Extracted records:
__________________________________________________
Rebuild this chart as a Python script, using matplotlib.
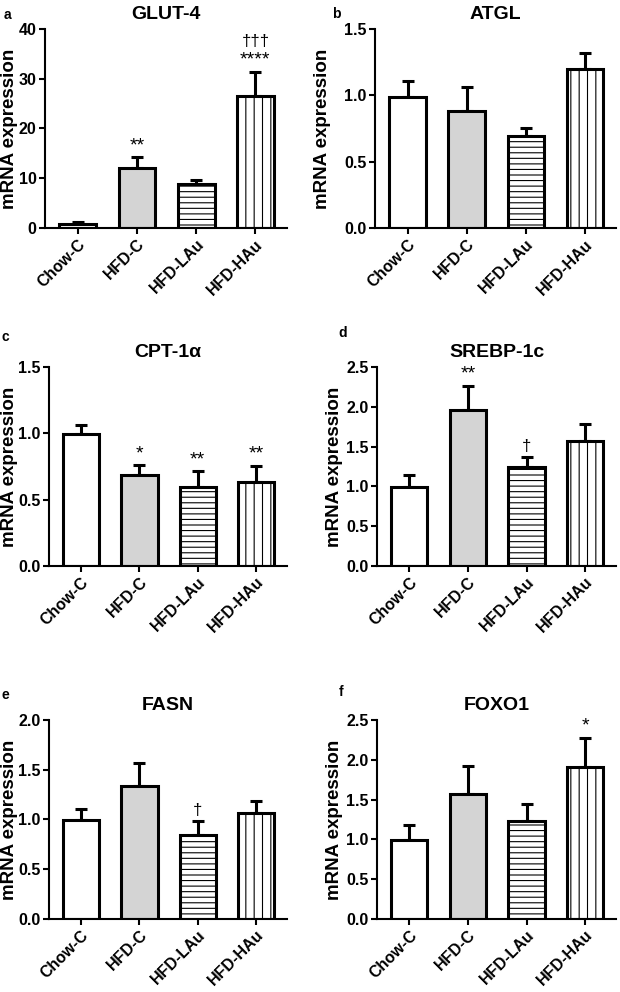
__________________________________________________
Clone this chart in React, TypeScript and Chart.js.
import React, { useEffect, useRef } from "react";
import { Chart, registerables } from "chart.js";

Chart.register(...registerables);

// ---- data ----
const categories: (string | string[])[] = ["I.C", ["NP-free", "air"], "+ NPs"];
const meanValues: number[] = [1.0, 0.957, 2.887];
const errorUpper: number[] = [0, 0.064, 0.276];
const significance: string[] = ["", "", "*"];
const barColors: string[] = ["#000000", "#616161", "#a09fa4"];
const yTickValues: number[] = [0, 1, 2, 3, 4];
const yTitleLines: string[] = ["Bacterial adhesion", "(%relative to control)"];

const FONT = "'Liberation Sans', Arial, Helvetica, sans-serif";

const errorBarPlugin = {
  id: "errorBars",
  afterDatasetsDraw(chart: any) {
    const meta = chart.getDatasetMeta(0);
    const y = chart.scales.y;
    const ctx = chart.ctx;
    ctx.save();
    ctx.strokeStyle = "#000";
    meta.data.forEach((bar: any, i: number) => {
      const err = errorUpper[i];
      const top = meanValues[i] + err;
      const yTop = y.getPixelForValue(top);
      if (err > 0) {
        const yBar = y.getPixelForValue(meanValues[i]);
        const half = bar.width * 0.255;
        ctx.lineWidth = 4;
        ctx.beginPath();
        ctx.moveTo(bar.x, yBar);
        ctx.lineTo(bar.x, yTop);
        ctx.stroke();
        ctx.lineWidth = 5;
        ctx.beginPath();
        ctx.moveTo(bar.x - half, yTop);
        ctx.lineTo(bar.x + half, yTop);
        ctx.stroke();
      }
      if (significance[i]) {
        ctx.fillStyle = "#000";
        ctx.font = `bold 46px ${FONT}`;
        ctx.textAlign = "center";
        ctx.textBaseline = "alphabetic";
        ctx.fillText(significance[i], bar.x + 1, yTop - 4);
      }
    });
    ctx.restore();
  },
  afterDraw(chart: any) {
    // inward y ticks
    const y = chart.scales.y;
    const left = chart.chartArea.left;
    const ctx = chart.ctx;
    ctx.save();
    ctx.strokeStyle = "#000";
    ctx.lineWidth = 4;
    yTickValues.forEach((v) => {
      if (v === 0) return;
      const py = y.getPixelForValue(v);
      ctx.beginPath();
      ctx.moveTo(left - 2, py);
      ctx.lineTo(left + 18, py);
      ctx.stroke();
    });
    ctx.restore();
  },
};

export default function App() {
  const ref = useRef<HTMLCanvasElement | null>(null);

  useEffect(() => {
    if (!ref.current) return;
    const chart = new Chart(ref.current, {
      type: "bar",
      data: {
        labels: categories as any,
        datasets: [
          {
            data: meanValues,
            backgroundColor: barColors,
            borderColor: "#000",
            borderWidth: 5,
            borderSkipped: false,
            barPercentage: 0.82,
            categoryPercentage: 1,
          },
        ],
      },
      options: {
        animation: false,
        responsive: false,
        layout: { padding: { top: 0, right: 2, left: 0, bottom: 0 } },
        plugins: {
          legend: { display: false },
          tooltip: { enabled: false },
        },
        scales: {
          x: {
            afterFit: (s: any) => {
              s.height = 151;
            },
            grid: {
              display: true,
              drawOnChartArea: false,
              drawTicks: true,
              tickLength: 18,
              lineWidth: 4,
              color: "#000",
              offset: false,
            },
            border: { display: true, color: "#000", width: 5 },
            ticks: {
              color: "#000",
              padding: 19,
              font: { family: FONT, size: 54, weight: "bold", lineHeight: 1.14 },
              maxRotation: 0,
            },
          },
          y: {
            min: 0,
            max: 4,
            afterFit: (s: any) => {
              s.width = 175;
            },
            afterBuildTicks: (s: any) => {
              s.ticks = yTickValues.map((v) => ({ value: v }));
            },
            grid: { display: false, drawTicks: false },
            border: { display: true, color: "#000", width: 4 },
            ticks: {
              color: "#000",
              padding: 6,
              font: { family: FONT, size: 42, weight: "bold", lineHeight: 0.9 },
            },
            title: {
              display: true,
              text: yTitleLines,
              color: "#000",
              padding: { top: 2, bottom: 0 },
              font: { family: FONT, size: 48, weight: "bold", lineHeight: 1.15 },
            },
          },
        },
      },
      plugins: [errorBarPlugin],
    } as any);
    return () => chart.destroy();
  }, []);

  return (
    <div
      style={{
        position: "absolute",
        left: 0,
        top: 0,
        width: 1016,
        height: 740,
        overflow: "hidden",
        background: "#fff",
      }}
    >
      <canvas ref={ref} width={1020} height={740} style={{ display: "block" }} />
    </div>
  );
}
__________________________________________________
Written instruction: Write out exactly the lines from the one with "Clone this chart" through the one with "Chart.register(...registerables);", including both, and no others.

Worked answer:
Clone this chart in React, TypeScript and Chart.js.
import React, { useEffect, useRef } from "react";
import { Chart, registerables } from "chart.js";

Chart.register(...registerables);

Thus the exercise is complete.